■ **SHORT EXERCISE**
Your task is to retype, word for word, the lines from the start of the data through the line holding "import plotly.graph_objects as go". Do not include the pictures.

■ **DATA SEGMENT**

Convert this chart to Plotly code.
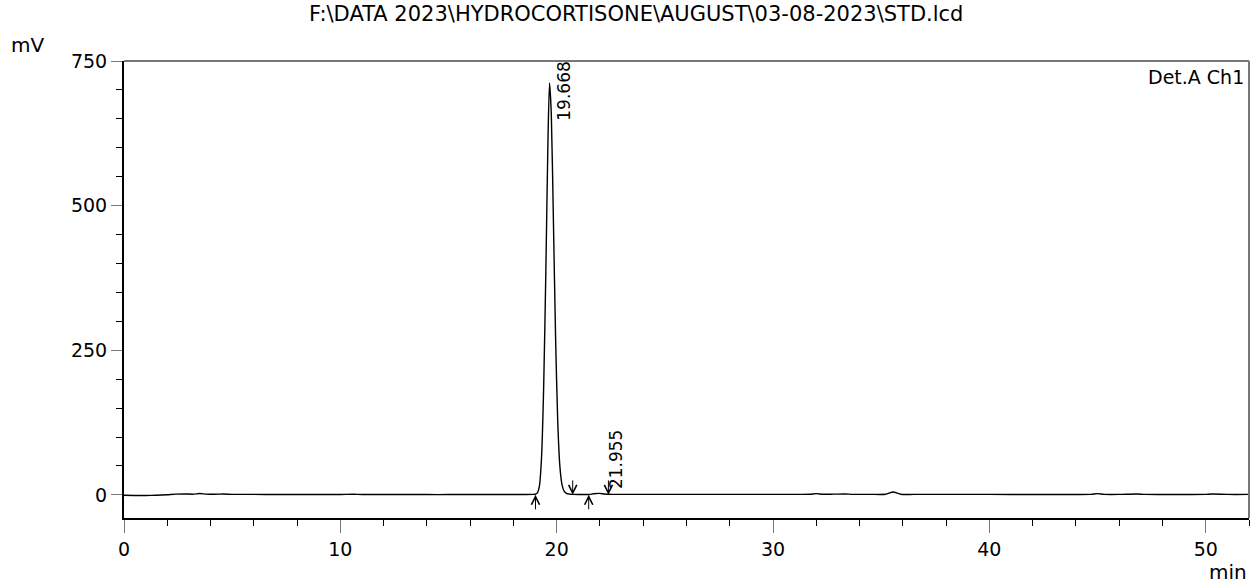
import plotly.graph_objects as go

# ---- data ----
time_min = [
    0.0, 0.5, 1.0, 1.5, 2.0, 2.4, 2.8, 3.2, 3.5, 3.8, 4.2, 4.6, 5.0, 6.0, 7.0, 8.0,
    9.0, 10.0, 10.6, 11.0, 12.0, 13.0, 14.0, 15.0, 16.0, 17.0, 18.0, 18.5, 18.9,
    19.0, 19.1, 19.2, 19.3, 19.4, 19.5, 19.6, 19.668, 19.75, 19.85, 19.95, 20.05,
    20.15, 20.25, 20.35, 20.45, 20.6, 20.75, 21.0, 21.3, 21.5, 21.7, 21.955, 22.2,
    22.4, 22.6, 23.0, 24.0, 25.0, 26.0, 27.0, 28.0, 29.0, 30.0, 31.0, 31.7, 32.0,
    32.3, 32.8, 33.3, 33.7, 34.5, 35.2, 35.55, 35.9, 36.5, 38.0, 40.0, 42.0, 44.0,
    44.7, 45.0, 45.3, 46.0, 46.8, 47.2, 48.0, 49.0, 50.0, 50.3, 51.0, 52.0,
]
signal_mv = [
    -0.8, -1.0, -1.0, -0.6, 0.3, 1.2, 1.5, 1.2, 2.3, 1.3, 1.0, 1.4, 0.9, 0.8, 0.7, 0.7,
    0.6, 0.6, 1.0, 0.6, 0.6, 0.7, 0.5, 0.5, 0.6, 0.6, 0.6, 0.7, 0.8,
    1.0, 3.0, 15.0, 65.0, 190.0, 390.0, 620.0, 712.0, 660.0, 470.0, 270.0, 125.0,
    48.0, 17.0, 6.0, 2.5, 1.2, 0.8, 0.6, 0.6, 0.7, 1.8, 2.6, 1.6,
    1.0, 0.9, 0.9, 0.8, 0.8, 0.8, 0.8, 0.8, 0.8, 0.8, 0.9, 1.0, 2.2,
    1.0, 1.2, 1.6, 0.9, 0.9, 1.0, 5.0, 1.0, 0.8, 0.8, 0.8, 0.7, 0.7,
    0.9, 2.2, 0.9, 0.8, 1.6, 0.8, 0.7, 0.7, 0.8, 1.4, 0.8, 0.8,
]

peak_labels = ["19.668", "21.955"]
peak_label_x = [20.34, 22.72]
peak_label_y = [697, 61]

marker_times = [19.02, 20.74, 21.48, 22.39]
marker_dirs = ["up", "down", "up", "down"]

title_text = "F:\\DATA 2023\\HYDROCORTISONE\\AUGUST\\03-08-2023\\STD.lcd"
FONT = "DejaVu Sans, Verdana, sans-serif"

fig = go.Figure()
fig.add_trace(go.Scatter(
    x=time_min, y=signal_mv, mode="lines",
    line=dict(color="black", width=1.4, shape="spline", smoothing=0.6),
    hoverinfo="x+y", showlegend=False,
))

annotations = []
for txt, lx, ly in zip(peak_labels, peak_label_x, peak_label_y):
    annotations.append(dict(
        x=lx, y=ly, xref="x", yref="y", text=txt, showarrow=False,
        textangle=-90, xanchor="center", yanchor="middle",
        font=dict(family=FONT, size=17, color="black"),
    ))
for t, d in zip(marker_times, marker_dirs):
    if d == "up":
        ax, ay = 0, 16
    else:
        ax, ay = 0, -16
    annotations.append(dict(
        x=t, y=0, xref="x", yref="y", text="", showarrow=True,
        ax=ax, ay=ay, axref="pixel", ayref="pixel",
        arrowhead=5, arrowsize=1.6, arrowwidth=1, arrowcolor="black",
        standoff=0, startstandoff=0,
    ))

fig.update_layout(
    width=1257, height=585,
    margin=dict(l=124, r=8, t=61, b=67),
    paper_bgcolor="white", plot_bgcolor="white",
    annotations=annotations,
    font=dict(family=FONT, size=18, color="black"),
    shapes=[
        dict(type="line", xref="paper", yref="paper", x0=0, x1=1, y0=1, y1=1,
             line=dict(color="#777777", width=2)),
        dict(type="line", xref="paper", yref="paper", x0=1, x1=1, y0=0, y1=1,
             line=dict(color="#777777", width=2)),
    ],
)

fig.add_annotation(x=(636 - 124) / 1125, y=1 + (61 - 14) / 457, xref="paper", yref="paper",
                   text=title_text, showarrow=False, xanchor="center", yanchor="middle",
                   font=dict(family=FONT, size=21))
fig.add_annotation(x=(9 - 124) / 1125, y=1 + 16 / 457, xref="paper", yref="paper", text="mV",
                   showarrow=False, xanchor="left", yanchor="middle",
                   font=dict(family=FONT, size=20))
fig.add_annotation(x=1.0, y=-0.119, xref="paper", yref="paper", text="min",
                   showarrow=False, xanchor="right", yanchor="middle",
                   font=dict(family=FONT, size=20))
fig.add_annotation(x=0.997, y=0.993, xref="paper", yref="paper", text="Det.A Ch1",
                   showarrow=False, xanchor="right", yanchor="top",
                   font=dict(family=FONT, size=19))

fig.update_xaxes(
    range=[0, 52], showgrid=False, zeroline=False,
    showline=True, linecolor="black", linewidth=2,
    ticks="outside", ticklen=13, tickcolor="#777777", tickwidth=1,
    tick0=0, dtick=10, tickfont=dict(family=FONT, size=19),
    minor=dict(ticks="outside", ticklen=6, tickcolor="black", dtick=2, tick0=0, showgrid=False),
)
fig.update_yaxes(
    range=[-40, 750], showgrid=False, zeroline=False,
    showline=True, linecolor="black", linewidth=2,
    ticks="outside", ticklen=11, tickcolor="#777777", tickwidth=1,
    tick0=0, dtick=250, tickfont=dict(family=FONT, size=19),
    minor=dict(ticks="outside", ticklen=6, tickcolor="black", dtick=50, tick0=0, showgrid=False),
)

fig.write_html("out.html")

■ **FULL SOLUTION**
Convert this chart to Plotly code.
import plotly.graph_objects as go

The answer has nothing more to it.